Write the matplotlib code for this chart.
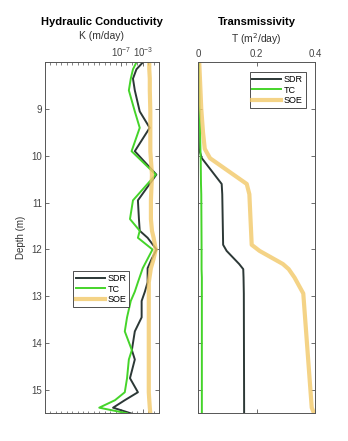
import matplotlib
matplotlib.use('Agg')
import matplotlib.pyplot as plt
from matplotlib.ticker import LogLocator, NullFormatter, FixedLocator

plt.rcParams['font.family'] = ['Liberation Sans', 'DejaVu Sans']

# depth samples (m) shared by the conductivity logs
depth = [8.0, 8.15, 8.35, 8.6, 9.05, 9.4, 9.9, 10.4, 10.95, 11.35, 11.6, 11.75,
         12.0, 12.2, 12.4, 12.7, 12.9, 13.1, 13.45, 13.75, 14.15, 14.35, 14.75,
         15.05, 15.22, 15.38, 15.5]

# hydraulic conductivity K (m/day)
k_sdr = [1.1e-3, 7e-5, 1.6e-5, 3.5e-5, 2.8e-4, 1.9e-2, 3.5e-5, 3.2e-1, 1.3e-4,
         2e-4, 2.8e-4, 7.9e-3, 3.5e-1, 4.5e-2, 7.9e-3, 7.9e-3, 2.5e-3, 6.3e-4,
         6.3e-4, 3.5e-5, 1e-5, 3.5e-5, 4.5e-6, 1.3e-4, 5e-7, 3.5e-9, 6.3e-6]
k_tc = [7e-5, 1.6e-5, 6.3e-6, 2.8e-6, 3.5e-5, 2.8e-4, 8.9e-6, 2.5e-1, 1.6e-5,
        4.5e-6, 2.8e-4, 1.3e-4, 6.3e-2, 7.9e-3, 1e-3, 1.3e-4, 3.5e-5, 6.3e-6,
        1.3e-6, 5e-7, 1e-5, 2.8e-6, 1.3e-6, 5e-7, 7.9e-9, 1e-11, 1.3e-6]
k_soe = [1.6e-2, 1.6e-2, 2e-2, 2e-2, 2.5e-2, 2.5e-2, 2.5e-2, 5e-2, 3.2e-2,
         3.2e-2, 5e-2, 0.1, 0.25, 0.1, 3.2e-2, 1.3e-2, 1.3e-2, 1.3e-2, 1.3e-2,
         1.3e-2, 1.3e-2, 1.3e-2, 1.3e-2, 1.3e-2, 1.6e-2, 2e-2, 2.5e-2]

# cumulative transmissivity T (m^2/day)
t_depth = [8.0, 9.0, 9.5, 9.85, 10.05, 10.6, 10.82, 11.9, 12.03, 12.31, 12.42,
           12.6, 12.94, 15.38, 15.5]
t_sdr = [0.0, 0.0, 0.001, 0.002, 0.012, 0.08, 0.082, 0.085, 0.097, 0.14, 0.154,
         0.155, 0.156, 0.157, 0.157]
t_tc = [0.002, 0.004, 0.006, 0.007, 0.008, 0.009, 0.01, 0.011, 0.011, 0.011,
        0.011, 0.012, 0.012, 0.012, 0.012]
t_soe = [0.003, 0.01, 0.016, 0.022, 0.04, 0.166, 0.175, 0.183, 0.21, 0.29, 0.31,
         0.33, 0.36, 0.389, 0.397]

c_sdr = '#2c3836'
c_tc = '#45d42a'
c_soe = '#f2c868'

fig = plt.figure(figsize=(3.48, 4.41), dpi=100)
ax1 = fig.add_axes([0.129, 0.0628, 0.328, 0.796])
ax2 = fig.add_axes([0.570, 0.0628, 0.335, 0.796])

ax1.plot(k_sdr, depth, color=c_sdr, lw=1.4, label='SDR')
ax1.plot(k_tc, depth, color=c_tc, lw=1.4, label='TC')
ax1.plot(k_soe, depth, color=c_soe, lw=3, alpha=0.8, label='SOE')
ax1.set_xscale('log')
ax1.set_xlim(1e-21, 1)
ax1.xaxis.set_major_locator(FixedLocator([1e-7, 1e-3]))
ax1.xaxis.set_minor_locator(LogLocator(base=10, numticks=40, subs=[1.0]))
ax1.xaxis.set_minor_formatter(NullFormatter())

ax2.plot(t_sdr, t_depth, color=c_sdr, lw=1.4, label='SDR')
ax2.plot(t_tc, t_depth, color=c_tc, lw=1.4, label='TC')
ax2.plot(t_soe, t_depth, color=c_soe, lw=3, alpha=0.8, label='SOE')
ax2.set_xlim(0, 0.4)
ax2.set_xticks([0, 0.2, 0.4])
ax2.set_xticklabels(['0', '0.2', '0.4'])
ax2.set_yticklabels([])

for ax in (ax1, ax2):
    ax.set_ylim(15.5, 8.0)
    ax.set_yticks(range(9, 16))
    ax.xaxis.tick_top()
    ax.xaxis.set_label_position('top')
    ax.tick_params(which='both', direction='in', top=True, bottom=True,
                   left=True, right=True, labelsize=7, colors='#555555',
                   labelcolor='#444444')
    ax.tick_params(which='major', length=3, width=0.6, pad=2)
    ax.tick_params(which='minor', length=1.8, width=0.5)
    for s in ax.spines.values():
        s.set_color('#555555')
        s.set_linewidth(0.7)

ax1.set_ylabel('Depth (m)', fontsize=7, color='#333333', labelpad=4)
ax1.set_xlabel('K (m/day)', fontsize=7.5, color='#333333', labelpad=5)
ax1.set_title('Hydraulic Conductivity', fontsize=8, fontweight='bold', pad=4)
ax2.set_xlabel('T (m$^2$/day)', fontsize=7.5, color='#333333', labelpad=5)
ax2.set_title('Transmissivity', fontsize=8, fontweight='bold', pad=4)

leg_kw = dict(fontsize=6.5, handlelength=3.2, handletextpad=0.3, fancybox=False,
              edgecolor='#333333', framealpha=1, borderpad=0.3, labelspacing=0.2,
              loc='center')
l1 = ax1.legend(bbox_to_anchor=(0.494, 0.354), **leg_kw)
l2 = ax2.legend(bbox_to_anchor=(0.679, 0.921), **leg_kw)
for l in (l1, l2):
    l.get_frame().set_linewidth(0.6)

fig.savefig('out.png', dpi=100)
==================================================
EXERCISE:
Leave out the pictures. Transcribe only the lines above, from the first through the one that contains "15.05, 15.22, 15.38, 15.5]".

COMPLETE RESPONSE:
Write the matplotlib code for this chart.
import matplotlib
matplotlib.use('Agg')
import matplotlib.pyplot as plt
from matplotlib.ticker import LogLocator, NullFormatter, FixedLocator

plt.rcParams['font.family'] = ['Liberation Sans', 'DejaVu Sans']

# depth samples (m) shared by the conductivity logs
depth = [8.0, 8.15, 8.35, 8.6, 9.05, 9.4, 9.9, 10.4, 10.95, 11.35, 11.6, 11.75,
         12.0, 12.2, 12.4, 12.7, 12.9, 13.1, 13.45, 13.75, 14.15, 14.35, 14.75,
         15.05, 15.22, 15.38, 15.5]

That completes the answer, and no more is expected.